Flexible collaboration between humans and robots for safe and efficient automation
For many years, the use of robots in production was an image you encountered primarily in the automotive industry. Behind high fences, giant robot arms assembled heavy parts. Now, robots have changed, and they perform a wide range of tasks. Fanny Platbrood, Head of Strategic Product Management for Safety Systems and Services at SICK, explains what is required for human-robot collaboration.
“While they were predominantly used in the 1970s for handling heavy loads, we have observed a remarkable development over time. Robots have become smaller, more maneuverable, more flexible and can perform tasks at high rates. This has expanded their fields of application enormously,” said Platbrood. “Robots can be found in nearly every industry these days. Especially where precision is required, for example in the electronics industry where ultrasmall components are processed.”
New Opportunities Generated by Collaboration
When the first collaborative robot came on the market in 2008, it opened a completely new dimension in the collaboration of humans and machines.
“That was a groundbreaking innovation. Firstly, because collaborative robots are truly able to work with and around humans. And secondly, because they became a lot easier to operate,” said Platbrood. “The programming of robots is now similar to the use of apps on a smartphone. You don’t necessarily need to be a technical specialist to program a robot these days. This lowers one of the biggest hurdles to the use of robots.”
Although fences have become less desirable when collaborating with lightweight robots, safety continues to remain an important issue. Effective provisions for robot applications, particularly collaborative ones, should not scare people off, but create trust. The person interacting with the robot should have no concerns about their safety. A risk assessment at the beginning is essential.
“We need to consider the entire system when doing so, right through to the end effector and the object it is transporting. If, for example, the robot is carrying something with a sharp edge and the end of the robot arm is not adequately protected, this can lead to irreversible injuries. The prerequisite for a ‘trusting’ collaboration is a risk assessment and the risk reduction measures derived from it,” said Platbrood, “A requirement for collaborative robot applications is that they have a smart means of protecting the end effector in order to greatly minimize the risk of injury. That would be an absolute game changer because it would allow many further collaborative applications.”
Benefits of Safety – Human-Robot Collaboration!
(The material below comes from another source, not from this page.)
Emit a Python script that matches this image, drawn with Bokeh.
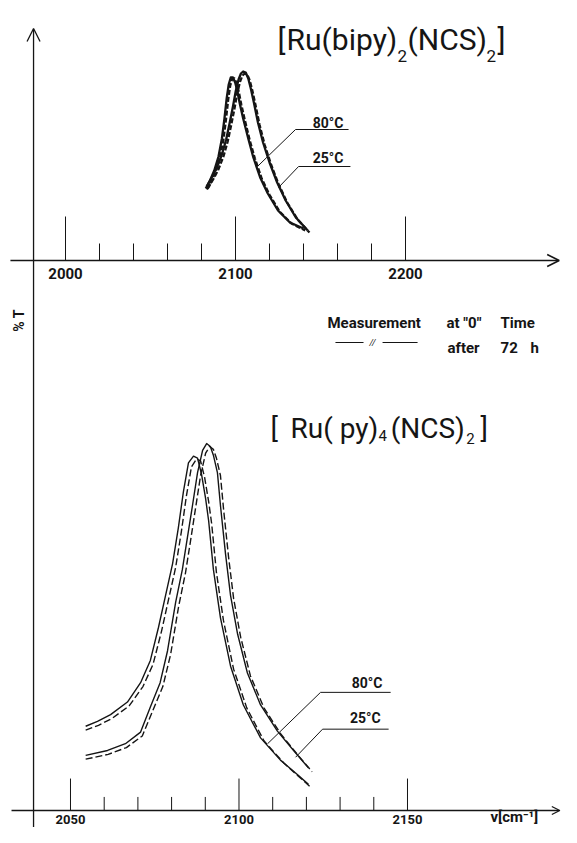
from bokeh.plotting import figure
from bokeh.models import Range1d, Arrow, OpenHead
from bokeh.core.properties import value
from bokeh.embed import file_html
from bokeh.resources import INLINE

# ---------------- DATA ----------------
# Upper panel: [Ru(bipy)2(NCS)2]   x = wavenumber (cm-1), y = %T (arbitrary)
top_major_ticks = [2000, 2100, 2200]
top_major_labels = ["2000", "2100", "2200"]
top_minor_ticks = [2020, 2040, 2060, 2080, 2120, 2140, 2160, 2180]

bipy_80_wn = [2082.5, 2085.0, 2087.5, 2090.0, 2092.0, 2093.5, 2094.8, 2096.0, 2097.2, 2098.5, 2099.8,
              2101.0, 2102.5, 2104.5, 2107.5, 2110.5, 2114.5, 2119.0, 2125.0, 2132.0, 2140.0]
bipy_80_T = [36.0, 40.0, 45.0, 52.0, 61.0, 71.0, 81.0, 88.0, 91.5, 91.5, 89.0,
             85.0, 78.5, 71.0, 61.0, 51.5, 41.5, 33.5, 25.0, 19.0, 16.0]
bipy_80_72h_wn = [2083.2, 2085.8, 2088.4, 2090.9, 2092.9, 2094.4, 2095.7, 2096.9, 2098.1, 2099.4, 2100.7,
                  2101.9, 2103.4, 2105.4, 2108.4, 2111.4, 2115.4, 2119.9, 2125.9, 2132.9, 2141.0]
bipy_80_72h_T = [35.5, 39.5, 44.5, 51.5, 60.5, 70.5, 80.5, 87.5, 91.0, 91.0, 88.5,
                 84.5, 78.0, 70.5, 60.0, 51.0, 41.0, 33.0, 24.5, 18.5, 15.0]

bipy_25_wn = [2083.0, 2086.0, 2089.0, 2092.0, 2094.5, 2096.5, 2098.5, 2100.2, 2101.8, 2103.2, 2104.5,
              2106.0, 2107.5, 2109.0, 2110.8, 2113.2, 2116.2, 2120.0, 2124.5, 2129.5, 2135.5, 2142.5]
bipy_25_T = [37.0, 41.5, 46.5, 53.0, 60.5, 68.5, 77.0, 85.0, 90.5, 93.5, 94.5,
             94.0, 91.0, 86.0, 79.0, 69.0, 59.0, 49.0, 39.0, 30.0, 21.5, 15.0]
bipy_25_72h_wn = [2083.7, 2086.8, 2089.9, 2092.9, 2095.4, 2097.4, 2099.4, 2101.1, 2102.7, 2104.1, 2105.4,
                  2106.9, 2108.4, 2109.9, 2111.7, 2114.1, 2117.1, 2120.9, 2125.4, 2130.4, 2136.5, 2143.5]
bipy_25_72h_T = [36.0, 40.5, 45.5, 52.0, 59.5, 67.5, 76.0, 84.0, 89.5, 92.5, 93.5,
                 93.0, 90.0, 85.0, 78.0, 68.0, 58.0, 48.0, 38.0, 29.0, 20.5, 14.0]

# Lower panel: [Ru(py)4(NCS)2]
bot_major_ticks = [2050, 2100, 2150]
bot_major_labels = ["2050", "2100", "2150"]
bot_minor_ticks = [2060, 2070, 2080, 2090, 2110, 2120, 2130, 2140]

py_80_wn = [2054.5, 2058.0, 2061.9, 2066.9, 2070.8, 2073.7, 2076.1, 2078.2, 2080.3, 2082.0, 2083.5,
            2085.0, 2086.5, 2087.7, 2088.9, 2090.1, 2091.0, 2092.4, 2094.5, 2097.5, 2101.3,
            2106.4, 2112.3, 2117.4, 2120.6]
py_80_T = [21.75, 23.0, 24.75, 28.0, 33.0, 38.75, 47.25, 55.5, 63.75, 73.0, 82.25,
           89.75, 91.5, 91.0, 86.75, 80.5, 74.75, 62.25, 49.75, 37.25, 27.25,
           18.75, 13.0, 9.25, 6.75]
py_80_72h_wn = [2054.5, 2058.3, 2062.3, 2067.4, 2071.5, 2074.5, 2077.0, 2079.1, 2081.2, 2082.9, 2084.4,
                2085.9, 2087.4, 2088.6, 2089.8, 2091.0, 2091.9, 2093.3, 2095.4, 2098.4, 2102.3,
                2107.4, 2113.3, 2118.4, 2121.6]
py_80_72h_T = [20.75, 22.0, 23.75, 27.0, 32.0, 37.75, 46.25, 54.5, 62.75, 72.0, 81.25,
               88.75, 90.75, 90.25, 86.0, 79.75, 74.0, 61.5, 49.0, 36.5, 26.5,
               18.0, 12.25, 8.25, 5.75]

py_25_wn = [2054.5, 2061.0, 2066.3, 2070.8, 2073.7, 2076.6, 2078.8, 2081.2, 2083.2, 2084.7, 2086.2,
            2087.7, 2089.2, 2090.4, 2091.5, 2092.4, 2093.6, 2094.5, 2096.0, 2097.5, 2099.6,
            2102.5, 2106.4, 2111.4, 2116.2, 2120.6]
py_25_T = [14.25, 15.5, 17.25, 20.25, 26.75, 33.0, 41.25, 53.75, 62.25, 70.5, 78.75,
           87.25, 93.0, 94.75, 94.0, 91.75, 87.25, 78.75, 66.25, 55.5, 45.5,
           35.5, 27.25, 20.5, 15.5, 11.0]
py_25_72h_wn = [2054.5, 2061.2, 2066.6, 2071.3, 2074.4, 2077.4, 2079.7, 2082.1, 2084.1, 2085.6, 2087.1,
                2088.6, 2090.1, 2091.3, 2092.4, 2093.3, 2094.5, 2095.4, 2096.9, 2098.4, 2100.5,
                2103.4, 2107.4, 2112.4, 2117.3, 2121.7]
py_25_72h_T = [13.25, 14.5, 16.25, 19.25, 25.75, 32.0, 40.25, 52.75, 61.25, 69.5, 78.0,
               86.5, 92.25, 94.0, 93.25, 91.0, 86.5, 78.0, 65.5, 54.75, 44.75,
               34.75, 26.5, 19.75, 14.5, 10.0]

# ---------------- FIGURE ----------------
INK = "#151515"
FONT = value("Roboto")

p = figure(width=561, height=827, output_backend="svg", toolbar_location=None,
           x_range=Range1d(1961.76, 2291.76), y_range=Range1d(-283.5, 130.0),
           x_axis_type=None, y_axis_type=None, min_border=0,
           outline_line_color=None, background_fill_color="white",
           border_fill_color="white")
p.min_border_left = p.min_border_right = p.min_border_top = p.min_border_bottom = 0
p.extra_x_ranges = {"b": Range1d(2029.23, 2195.70)}
p.extra_y_ranges = {"b": Range1d(-4.389, 209.14)}
p.xgrid.visible = False
p.ygrid.visible = False

B = dict(x_range_name="b", y_range_name="b")

# ---- axes (drawn as lines with arrow heads) ----
p.add_layout(Arrow(end=OpenHead(size=13, line_color=INK, line_width=1.3),
                   x_start=1981.2, y_start=-283.5, x_end=1981.2, y_end=116.0,
                   line_color=INK, line_width=1.3))
p.add_layout(Arrow(end=OpenHead(size=12, line_color=INK, line_width=1.6),
                   x_start=1967.6, y_start=0, x_end=2290.4, y_end=0,
                   line_color=INK, line_width=1.4))
p.add_layout(Arrow(end=OpenHead(size=8, line_color=INK, line_width=1.3),
                   x_start=2032.5, y_start=0, x_end=2195.2, y_end=0,
                   line_color=INK, line_width=1.4, **B))

# ---- ticks ----
p.segment(x0=top_major_ticks, y0=[0] * len(top_major_ticks), x1=top_major_ticks,
          y1=[22] * len(top_major_ticks), line_color=INK, line_width=1)
p.segment(x0=top_minor_ticks, y0=[0] * len(top_minor_ticks), x1=top_minor_ticks,
          y1=[8.5] * len(top_minor_ticks), line_color=INK, line_width=1)
p.text(x=top_major_ticks, y=[-6.5] * 3, text=top_major_labels, text_font=FONT,
       text_font_size="15px", text_font_style="bold", text_align="center",
       text_baseline="middle", text_color=INK)

p.segment(x0=bot_major_ticks, y0=[0] * 3, x1=bot_major_ticks, y1=[8.25] * 3,
          line_color=INK, line_width=1, **B)
p.segment(x0=bot_minor_ticks, y0=[0] * len(bot_minor_ticks), x1=bot_minor_ticks,
          y1=[3.5] * len(bot_minor_ticks), line_color=INK, line_width=1, **B)
p.text(x=bot_major_ticks, y=[-2.2] * 3, text=bot_major_labels, text_font=FONT,
       text_font_size="13px", text_font_style="bold", text_align="center",
       text_baseline="middle", text_color=INK, **B)

# ---- curves ----
for wn, T, dash in [(bipy_80_wn, bipy_80_T, "solid"), (bipy_25_wn, bipy_25_T, "solid"),
                    (bipy_80_72h_wn, bipy_80_72h_T, "5 2"), (bipy_25_72h_wn, bipy_25_72h_T, "5 2")]:
    p.line(wn, T, line_color=INK, line_width=2.3, line_dash=dash, line_join="round")

for wn, T, dash in [(py_80_wn, py_80_T, "solid"), (py_25_wn, py_25_T, "solid"),
                    (py_80_72h_wn, py_80_72h_T, "7 3"), (py_25_72h_wn, py_25_72h_T, "7 3")]:
    p.line(wn, T, line_color=INK, line_width=1.4, line_dash=dash, line_join="round", **B)

# ---- curve labels with leader lines ----
p.line([2112.9, 2135.3, 2166.5], [47.0, 65.5, 65.5], line_color=INK, line_width=1)
p.line([2125.3, 2137.1, 2167.6], [36.5, 47.0, 47.0], line_color=INK, line_width=1)
p.text(x=[2154.4, 2154.4], y=[69.0, 51.5], text=["80°C", "25°C"], text_font=FONT,
       text_font_size="14px", text_font_style="bold", text_align="center",
       text_baseline="middle", text_color=INK)

p.line([2108.5, 2124.2, 2145.0], [17.25, 30.5, 30.5], line_color=INK, line_width=1, **B)
p.line([2116.8, 2124.8, 2144.4], [13.75, 21.0, 21.0], line_color=INK, line_width=1, **B)
p.text(x=[2138.0, 2137.5], y=[33.0, 24.0], text=["80°C", "25°C"], text_font=FONT,
       text_font_size="14px", text_font_style="bold", text_align="center",
       text_baseline="middle", text_color=INK, **B)

# ---- titles ----
tkw = dict(text_font=FONT, text_color=INK, text_align="left", text_baseline="alphabetic")
p.text(x=[2124.7, 2130.0, 2201.2, 2254.1], y=[110.5] * 4,
       text=["[", "Ru(bipy)", "(NCS)", "]"], text_font_size="30px", **tkw)
p.text(x=[2195.3, 2247.6], y=[102.5, 102.5], text=["2", "2"], text_font_size="17px", **tkw)

p.text(x=[2109.35, 2115.3, 2145.0, 2171.7], y=[98.75] * 4,
       text=["[", "Ru( py)", "(NCS)", "]"], text_font_size="28px", **tkw, **B)
p.text(x=[2141.4, 2167.4], y=[96.75, 96.0], text=["4", "2"], text_font_size="15px", **tkw, **B)

# ---- y label ----
p.text(x=[1972.35], y=[-30.0], text=["% T"], angle=1.5708, text_font=FONT,
       text_font_size="14px", text_font_style="bold", text_align="center",
       text_baseline="middle", text_color=INK)

# ---- x label ----
p.text(x=[2174.6], y=[-1.8], text=["ν[cm⁻¹]"], text_font=FONT, text_font_size="15px",
       text_font_style="bold", text_align="left", text_baseline="middle",
       text_color=INK, **B)

# ---- legend ----
lkw = dict(text_font=FONT, text_font_size="15px", text_font_style="bold", text_color=INK,
           text_align="left", text_baseline="alphabetic")
p.text(x=[2154.1, 2224.1, 2255.9], y=[-31.0] * 3, text=["Measurement", 'at "0"', "Time"], **lkw)
p.text(x=[2224.7, 2255.9, 2273.5], y=[-43.5] * 3, text=["after", "72", "h"], **lkw)
p.segment(x0=[2158.8, 2186.5], y0=[-41.0, -41.0], x1=[2175.3, 2207.1], y1=[-41.0, -41.0],
          line_color=INK, line_width=1)
p.text(x=[2180.6], y=[-41.0], text=["//"], text_font=FONT, text_font_size="9px",
       text_font_style="italic", text_align="center", text_baseline="middle", text_color=INK)

open("out.html", "w").write(file_html(p, INLINE))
When we look at the entire process, we see potential for optimization. In human-robot collaboration, it is necessary to continuously monitor speeds. When a person approaches the robot, it needs to reduce its speed, perhaps even come to a complete stop. The most common solutions are based on safety laser scanners. However, programming the protective fields can become technically complex as the number of fields increases and doesn’t provide any flexibility in implementation. Platbrood believes that 3D safety cameras could offer a solution approach for monitoring the entire robot application and thereby continuously recording the movements.
“In the end, the solution will probably involve a combination of different technologies in a system that is easy to integrate and configure. If we succeed with this step, there will be no pre-programmed workflows for robots, instead they will make decisions independently based on the environment and requirements,” she said.
Platbrood is convinced that this development is not too far away and adds that digitalization has already fundamentally changed the way we collaborate with robots and will continue to change it:
“Digitalization allows much more dynamic developments. We will then no longer be talking about robot applications, the productivity of which we can increase through safe flexible workflows, but rather about a complete network of collaborative and stationary robots, where AGVs, AMRs and humans work together in an overall system. The transmission of data between machines would then allow self-determined workflows appropriate to the situation. Safety in this context no longer means having to accept the tradeoff of slower processes because, for example, this creates wait times. No, it’s safety that actually makes all of this collaboration possible. And that for me is the holy grail of human-robot collaboration: Creating Safe Productivity – We want to increase the productivity of our customers through safe, efficient processes.”